## start SUPPLIED RECORDS
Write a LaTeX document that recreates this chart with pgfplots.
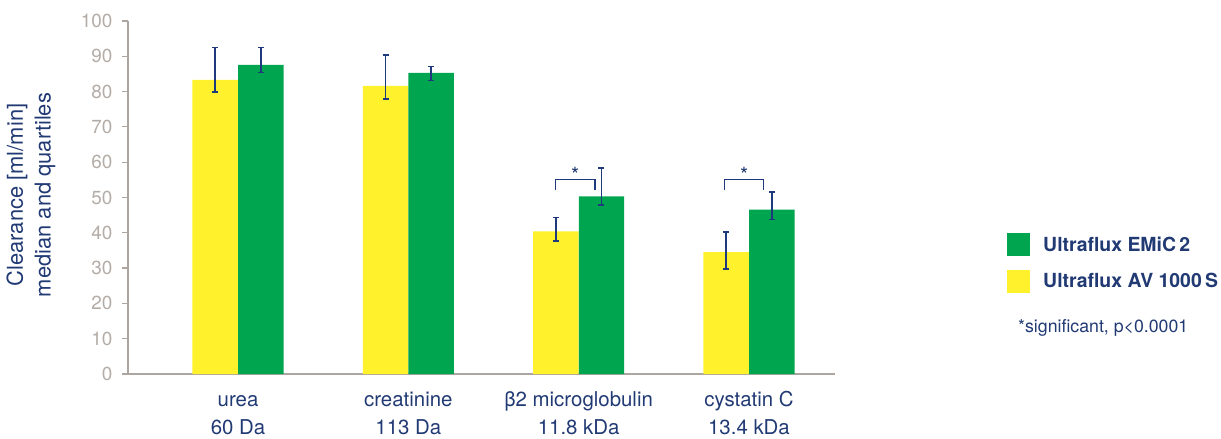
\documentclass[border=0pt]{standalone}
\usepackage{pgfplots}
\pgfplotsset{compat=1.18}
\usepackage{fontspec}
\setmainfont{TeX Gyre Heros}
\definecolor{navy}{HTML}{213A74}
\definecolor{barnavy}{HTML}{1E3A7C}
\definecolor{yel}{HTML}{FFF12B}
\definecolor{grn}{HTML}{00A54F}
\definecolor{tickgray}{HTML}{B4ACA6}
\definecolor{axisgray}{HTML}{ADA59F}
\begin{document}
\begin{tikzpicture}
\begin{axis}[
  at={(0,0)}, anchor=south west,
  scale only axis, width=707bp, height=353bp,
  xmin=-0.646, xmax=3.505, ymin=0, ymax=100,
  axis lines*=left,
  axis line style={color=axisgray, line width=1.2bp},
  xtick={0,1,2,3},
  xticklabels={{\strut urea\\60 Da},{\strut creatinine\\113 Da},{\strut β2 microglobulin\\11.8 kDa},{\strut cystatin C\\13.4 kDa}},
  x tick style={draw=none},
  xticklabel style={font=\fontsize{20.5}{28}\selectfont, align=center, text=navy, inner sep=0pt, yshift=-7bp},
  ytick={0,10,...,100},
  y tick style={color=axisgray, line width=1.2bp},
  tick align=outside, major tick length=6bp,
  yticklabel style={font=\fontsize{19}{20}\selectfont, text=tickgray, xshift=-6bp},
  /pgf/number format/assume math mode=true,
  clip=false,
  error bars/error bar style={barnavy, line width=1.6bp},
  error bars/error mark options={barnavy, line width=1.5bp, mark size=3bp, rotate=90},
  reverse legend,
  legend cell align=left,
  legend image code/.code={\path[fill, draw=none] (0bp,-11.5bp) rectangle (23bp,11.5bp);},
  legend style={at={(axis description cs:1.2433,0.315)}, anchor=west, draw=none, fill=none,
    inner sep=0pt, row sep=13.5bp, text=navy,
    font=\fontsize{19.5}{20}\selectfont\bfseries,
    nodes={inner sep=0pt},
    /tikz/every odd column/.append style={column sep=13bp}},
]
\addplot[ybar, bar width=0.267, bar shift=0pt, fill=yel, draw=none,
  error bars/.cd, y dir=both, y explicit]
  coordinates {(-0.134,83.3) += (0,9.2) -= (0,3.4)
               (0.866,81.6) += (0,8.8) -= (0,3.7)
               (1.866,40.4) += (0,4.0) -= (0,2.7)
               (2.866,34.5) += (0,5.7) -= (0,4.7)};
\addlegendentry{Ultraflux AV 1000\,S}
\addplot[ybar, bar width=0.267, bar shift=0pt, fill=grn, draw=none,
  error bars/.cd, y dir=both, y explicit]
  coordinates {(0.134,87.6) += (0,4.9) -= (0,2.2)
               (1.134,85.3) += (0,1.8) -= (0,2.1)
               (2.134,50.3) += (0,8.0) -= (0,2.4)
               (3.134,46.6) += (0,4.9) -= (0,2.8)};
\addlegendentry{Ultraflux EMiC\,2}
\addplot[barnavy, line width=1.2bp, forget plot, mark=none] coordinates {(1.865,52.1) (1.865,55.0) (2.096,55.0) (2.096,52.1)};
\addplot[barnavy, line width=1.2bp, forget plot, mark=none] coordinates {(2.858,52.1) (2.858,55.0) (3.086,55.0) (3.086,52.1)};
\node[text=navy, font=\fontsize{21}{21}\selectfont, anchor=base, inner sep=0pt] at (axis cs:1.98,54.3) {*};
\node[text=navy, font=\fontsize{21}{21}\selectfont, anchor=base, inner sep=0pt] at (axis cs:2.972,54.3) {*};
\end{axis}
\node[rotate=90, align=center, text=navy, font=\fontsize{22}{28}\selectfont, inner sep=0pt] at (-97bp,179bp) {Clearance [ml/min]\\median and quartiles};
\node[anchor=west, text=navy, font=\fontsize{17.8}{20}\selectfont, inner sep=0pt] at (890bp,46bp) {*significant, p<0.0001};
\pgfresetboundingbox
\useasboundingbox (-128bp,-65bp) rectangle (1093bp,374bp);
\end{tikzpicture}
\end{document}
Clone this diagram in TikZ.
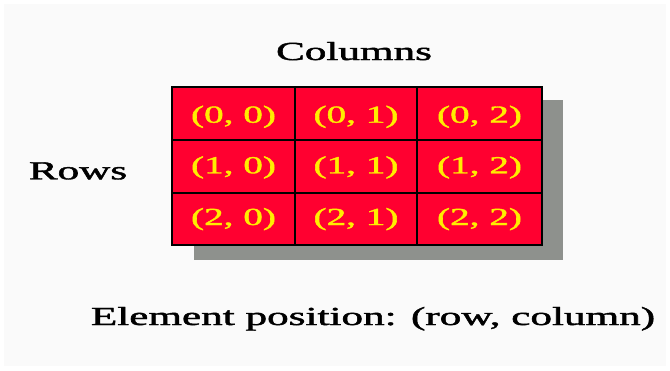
## end SUPPLIED RECORDS
_TASK_
Each line that has the word "this" should be copied.

_TASK OUTPUT_
Write a LaTeX document that recreates this chart with pgfplots.
Clone this diagram in TikZ.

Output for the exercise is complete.